TJ and I were talking about this just the other day. He didn’t enjoy Halloween as much as he usually does and I certainly am not enjoying this Advent as much as I normally do. And we realised it is because all the traditions we have just don’t feel right now we are a family of three because they are part of who we used to be and not part of who we want to be for our son.
So it’s time to start thinking about new traditions, maybe adapting the ones we already have and bringing in totally new ones too. Things like having new Christmas pyjamas to open on Christmas Eve, making mince pies together as a family, reading ‘A Christmas Carol‘ each year, and buying Little Man a new Christmas decoration each year so he builds up a collection of his very own!
But one of the traditions I am really looking forward to starting is bringing in some more German-inspired joy to the season.
As you may know, I studied German at university and although my German is nowhere near perfect I plan on teaching Little Man as much as I can while he is young. I would rather him learn to speak slightly flawed German than no German at all. I do believe that having knowledge of a second language is a real bonus, not just because it enables you to communicate with people whose language isn’t the same as your own but also because it often gives you a greater insight into the way your own language works by giving you something to compare it with.
But more than teaching him the language, I want to teach him about the culture too. And what better time of year is there to celebrate this than Christmas? Starting on 6th December with St. Nicholas’ Day by putting his shoes outside the door and hoping to receive some chocolate from St. Nicholas right through to singing German songs and baking German treats, I want December to be full of all the wonderful goodies that the German culture provides.
We are lucky to have connections to people in Germany, Austria and Switzerland, providing us with great ideas and gifts such as the three books pictured here.
The first, Weihnachtszeit, is a gloriously fun book filled with stories and info from the North Pole and lots of little pop-out sections to enjoy. There is even a section explaining how Santa finds GPS a fantastic help in finding all the children of the world on Christmas Night!
This is the page on Santa’s reindeer. Isn’t it just lovely?
Then, of course, there is the little cookbook, Leckere Plätzchen für Weihnachten with tasty treats to make for Christmas. If you have never tasted German baking then you really having no idea what you are missing. I am so glad I spent time in Germany before developing an intolerance to wheat because I would have surely missed the wonderful breads and cakes I ate far too many of while over there. That being said, I plan on trying the recipes within the book with wheat-free flour because how can I resist such recipes as Lebkuchen and Honey Hearts?

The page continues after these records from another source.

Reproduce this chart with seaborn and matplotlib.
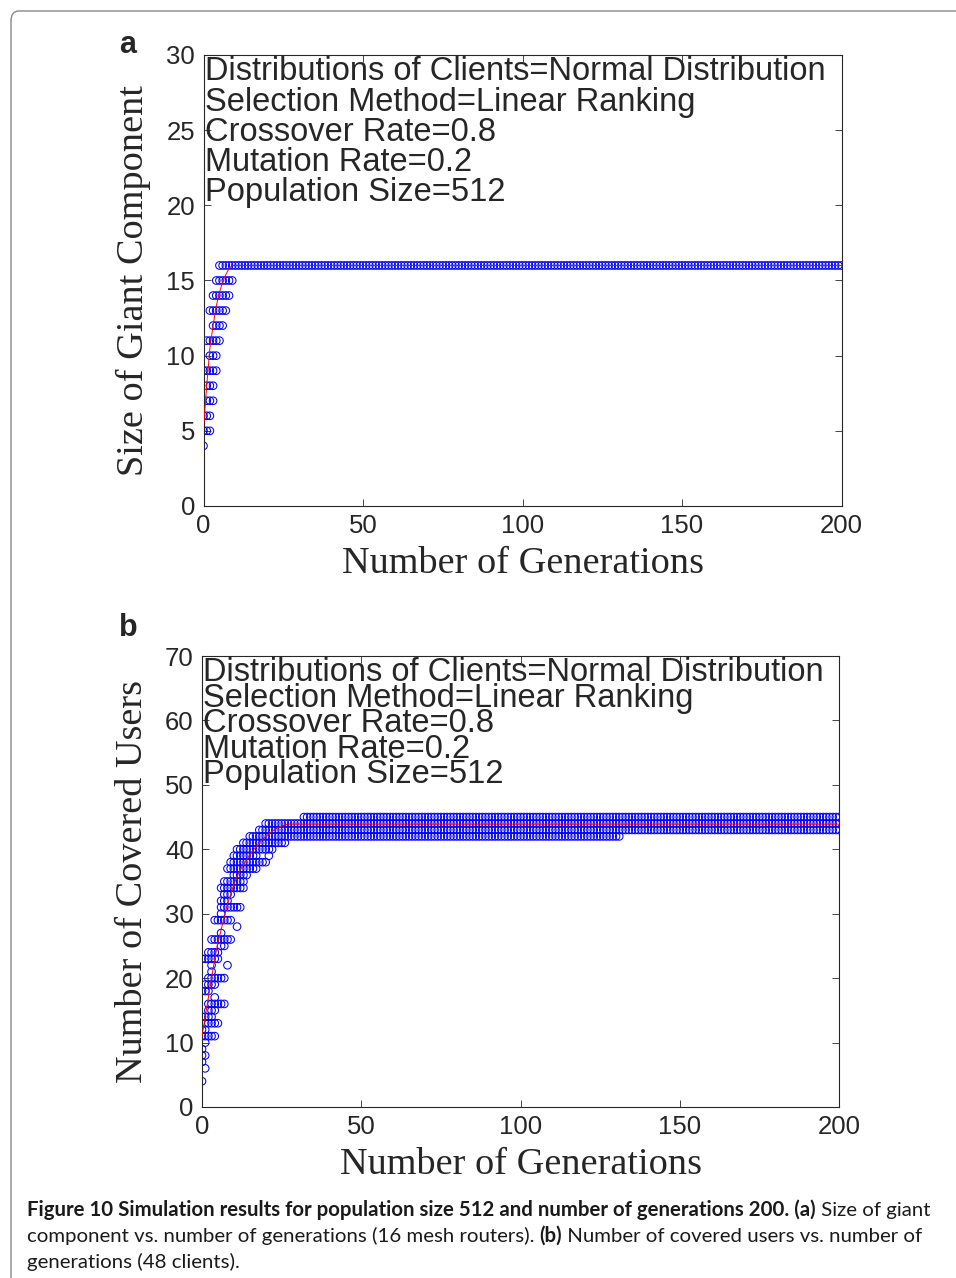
import numpy as np
import pandas as pd
import seaborn as sns
import matplotlib.pyplot as plt
from matplotlib.patches import FancyBboxPatch

# panel a: (value, first generation, last generation) of the circles seen
rows_a = [(16, 5, 200), (15, 4, 9), (14, 3, 8), (13, 2, 7), (12, 3, 6), (11, 1, 5),
          (10, 2, 4), (9, 0, 4), (8, 1, 3), (7, 1, 3), (6, 0, 2), (5, 0, 2), (4, 0, 0)]
mean_a = [5.2, 8.0, 10.5, 12.0, 13.3, 14.2, 14.9, 15.4, 15.8, 16.0]
plateau_a = 16.0

# panel b
rows_b = [(45, 32, 200), (44, 20, 200), (43, 18, 200), (42, 15, 131), (41, 13, 26),
          (40, 11, 22), (39, 10, 17), (39, 21, 21), (38, 9, 20), (37, 8, 17), (36, 10, 14),
          (35, 7, 13), (34, 6, 13), (33, 7, 9), (32, 6, 8), (31, 6, 12), (30, 6, 6),
          (29, 4, 9), (28, 11, 11), (27, 6, 6), (26, 3, 9), (25, 6, 7), (24, 2, 5),
          (23, 0, 5), (22, 3, 3), (22, 8, 8), (21, 3, 3), (20, 2, 7), (19, 1, 4),
          (18, 0, 2), (17, 4, 4), (16, 2, 7), (15, 2, 4), (14, 0, 3), (13, 1, 5),
          (12, 0, 1), (11, 0, 4), (10, 1, 1), (9, 0, 0), (8, 0, 1), (7, 0, 0), (6, 1, 1), (4, 0, 0)]
mean_b = [11.0, 14.0, 17.0, 20.0, 23.0, 25.5, 27.5, 29.5, 31.5, 33.0, 34.5, 35.8, 36.8,
          37.6, 38.4, 39.1, 39.8, 40.4, 41.0, 41.5, 42.0, 42.4, 42.8, 43.1, 43.4, 43.6, 43.8]
plateau_b = 43.9

n_gen = 200
info = ["Distributions of Clients=Normal Distribution",
        "Selection Method=Linear Ranking",
        "Crossover Rate=0.8",
        "Mutation Rate=0.2",
        "Population Size=512"]


def expand(rows):
    pts = [(g, v) for v, g0, g1 in rows for g in range(g0, g1 + 1)]
    return pd.DataFrame(pts, columns=["gen", "value"])


def mean_line(early, plateau):
    vals = early + [plateau] * (n_gen + 1 - len(early))
    return pd.DataFrame({"gen": np.arange(n_gen + 1), "value": vals})


sns.set_style("ticks")
plt.rcParams["font.family"] = ["Liberation Sans", "DejaVu Sans"]

W, H = 956, 1278
fig = plt.figure(figsize=(W / 100, H / 100), dpi=100)

# rounded frame of the figure page
frame = FancyBboxPatch((11 / W, -0.05), 1.2, 1 - 11 / H + 0.05,
                       boxstyle="round,pad=0,rounding_size=0.008",
                       transform=fig.transFigure, fc="none", ec="#888888", lw=1.0)
fig.patches.append(frame)

ax_a = fig.add_axes([203.5 / W, 1 - 506 / H, 638 / W, 451 / H])
ax_b = fig.add_axes([202 / W, 1 - 1107 / H, 637 / W, 451 / H])

panels = [
    (ax_a, rows_a, mean_a, plateau_a, 30, "Size of Giant Component", 0.97, "a", 45),
    (ax_b, rows_b, mean_b, plateau_b, 70, "Number of Covered Users", 0.77, "b", 628),
]

for ax, rows, mean, plateau, ymax, ylab, lsp, tag, tag_y in panels:
    pts = expand(rows)
    sns.scatterplot(data=pts, x="gen", y="value", ax=ax, marker="o", s=30,
                    facecolor="none", edgecolor="blue", linewidth=0.75, zorder=2)
    sns.lineplot(data=mean_line(mean, plateau), x="gen", y="value", ax=ax,
                 color="red", linewidth=0.7, zorder=3)
    ax.set_xlim(0, 200)
    ax.set_ylim(0, ymax)
    ax.set_xticks(range(0, 201, 50))
    ax.set_yticks(range(0, ymax + 1, 5 if ymax == 30 else 10))
    ax.tick_params(direction="in", length=5, width=0.6, top=True, right=True,
                   labelsize=18.5, pad=6)
    for sp in ax.spines.values():
        sp.set_linewidth(0.8)
        sp.set_visible(True)
    ax.set_xlabel("Number of Generations", family="Liberation Serif", fontsize=27.5)
    ax.set_ylabel(ylab, family="Liberation Serif", fontsize=27.5)
    ax.xaxis.set_label_coords(0.5, -0.09)
    ax.yaxis.set_label_coords(-0.082, 0.5)
    ax.text(0.002, 0.997, "\n".join(info), transform=ax.transAxes, ha="left", va="top",
            fontsize=23.5, linespacing=lsp)
    fig.text(128 / W, 1 - tag_y / H, tag, fontsize=22, fontweight="bold",
             ha="center", va="center")

# caption with bold and regular parts
cap_lines = [
    [("Figure 10 Simulation results for population size 512 and number of generations 200. (a)", "bold"),
     (" Size of giant", "normal")],
    [("component vs. number of generations (16 mesh routers). ", "normal"),
     ("(b)", "bold"),
     (" Number of covered users vs. number of", "normal")],
    [("generations (48 clients).", "normal")],
]
cap_base = [1216, 1242, 1268]
renderer = fig.canvas.get_renderer()
for parts, yb in zip(cap_lines, cap_base):
    x = 27
    for txt, wt in parts:
        t = fig.text(x / W, 1 - yb / H, txt, fontsize=14.7, fontweight=wt,
                     family=["Lato", "DejaVu Sans"], ha="left", va="baseline",
                     color="#1a1a1a")
        x += t.get_window_extent(renderer).width

fig.savefig("out.png", dpi=100, facecolor="white")
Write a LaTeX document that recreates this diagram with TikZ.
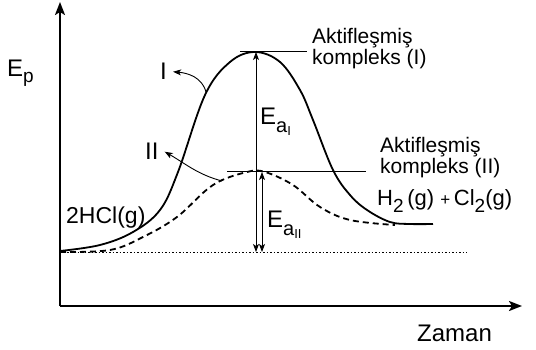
\documentclass[tikz,border=0pt]{standalone}
\usepackage{fontspec}
\setmainfont{Liberation Sans}
\usetikzlibrary{positioning,arrows.meta}
% lowered subscript: size, drop, text
\newcommand{\lowered}[3]{\raisebox{-#2}{\fontsize{#1}{#1}\selectfont #3}}

\begin{document}
\begin{tikzpicture}[x=1pt, y=-1pt, font=\fontsize{21}{19}\selectfont, align=left, inner sep=0pt,
    axis/.style={line width=2.2pt, -{Stealth[length=13pt,width=10pt,inset=3pt]}},
    curve/.style={line width=1.8pt, line join=round},
    thinline/.style={line width=0.8pt},
    tip/.style={line width=0.9pt, -{Stealth[length=8pt,width=6pt,inset=2pt]}},
    both/.style={line width=0.9pt, {Stealth[length=8pt,width=6pt,inset=2pt]}-{Stealth[length=8pt,width=6pt,inset=2pt]}},
    big/.style={font=\fontsize{24}{26}\selectfont}]
    \useasboundingbox (0,0) rectangle (536,350);

    % axes
    \coordinate (origin) at (60,306);
    \coordinate (ytop) at (60,2);
    \coordinate (xend) at (522,306);
    \draw [axis] (origin) -- (ytop);
    \draw [axis] (origin) -- (xend);
    \node (ep) [big, anchor=base west] at (7,77) {E\lowered{19}{6pt}{p}};
    \node (zaman) [big, anchor=base west] at (417,341) {Zaman};

    % base level and peaks
    \coordinate (base) at (60,252);
    \coordinate (baseend) at (467,252);
    \coordinate (peakI) at (256,52);
    \coordinate (peakII) at (262,172);
    \draw [thinline, dash pattern=on 1.5pt off 2pt] (base) -- (baseend);

    % curves
    \draw [curve] plot [smooth, tension=0.6] coordinates {(60,251) (100,245) (133,232) (160,210) (178,172) (205,95) (230,62) (255,52) (280,62) (300,90) (313,120) (333,170) (350,195) (367,210) (390,222) (410,224) (433,224)};
    \draw [curve, dash pattern=on 6pt off 4pt] plot [smooth, tension=0.6] coordinates {(60,252) (110,250) (143,237) (177,217) (213,185) (247,172) (265,172) (293,185) (320,207) (350,220) (395,225)};

    % activated complexes
    \coordinate (lineIa) at (240,51);
    \coordinate (lineIb) at (307,51);
    \coordinate (lineIIa) at (227,171);
    \coordinate (lineIIb) at (366,171);
    \draw [thinline] (lineIa) -- (lineIb);
    \draw [thinline] (lineIIa) -- (lineIIb);
    \node (aktifI) [anchor=north west] at (312,28) {Aktifleşmiş\\kompleks (I)};
    \node (aktifII) [anchor=north west] at (380,137) {Aktifleşmiş\\kompleks (II)};

    % activation energies
    \coordinate (eaIbot) at (256,252);
    \coordinate (eaIIbot) at (262,252);
    \draw [both] (eaIbot) -- (peakI);
    \draw [both] (eaIIbot) -- (peakII);
    \node (eaI) [big, anchor=base west] at (260,125) {E\lowered{20}{8pt}{a\lowered{13}{3pt}{I}}};
    \node (eaII) [big, anchor=base west] at (267,228) {E\lowered{20}{8pt}{a\lowered{13}{3pt}{II}}};

    % species
    \node (reactant) [font=\fontsize{23}{25}\selectfont, anchor=base west] at (66,224) {2HCl(g)};
    \node (product) [font=\fontsize{22}{24}\selectfont, anchor=base west] at (377,206) {H\lowered{19}{7pt}{2}\,(g) {\fontsize{17}{17}\selectfont +}\,Cl\lowered{19}{7pt}{2}(g)};

    % curve labels
    \node (lblI) [big, anchor=base west] at (160,80) {I};
    \node (lblII) [big, anchor=base west] at (145,160) {II};
    \coordinate (onI) at (206,92);
    \coordinate (onII) at (222,181);
    \draw [tip] (onI) to [out=105, in=-5] ([xshift=6pt]lblI.east);
    \draw [tip] (onII) to [out=165, in=-30] ([xshift=6pt]lblII.east);
\end{tikzpicture}
\end{document}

This page shows Bear Paws and Pretzels!
Finally, there is the book called “Es Weihnachtet Sehr” which I guess I would loosely translate to something like “It feels like Christmas” because I have no idea how to convey the meaning in any other way (anyone have any suggestions?)
This book is filled with short one-page stories, craft ideas, recipes and Christmas songs. It even comes with a CD of music to sing along to. I think my favourite page has to be, of course, the one which provides a German version of “Jingle Bells”…
I have been showing these books to Little Man and singing the songs to him, but he is rather too small this year to take much of it in. However, he has been enjoying our “Was sagt die Kuh?” (What does the cow say?) game we’ve been playing, possibly thanks to the animal noises I’m making rather than anything else. I hope that I can continue to make it fun for him to learn a few bits of German through the year and it will be interesting to see how he reacts to figuring out that he hears two different words for each object.
I plan on sharing our journey towards learning a second language, and hope to even create some videos so that you too can join us. Perhaps by next year we’ll all be singing these Christmas songs to and with our children, what do you think?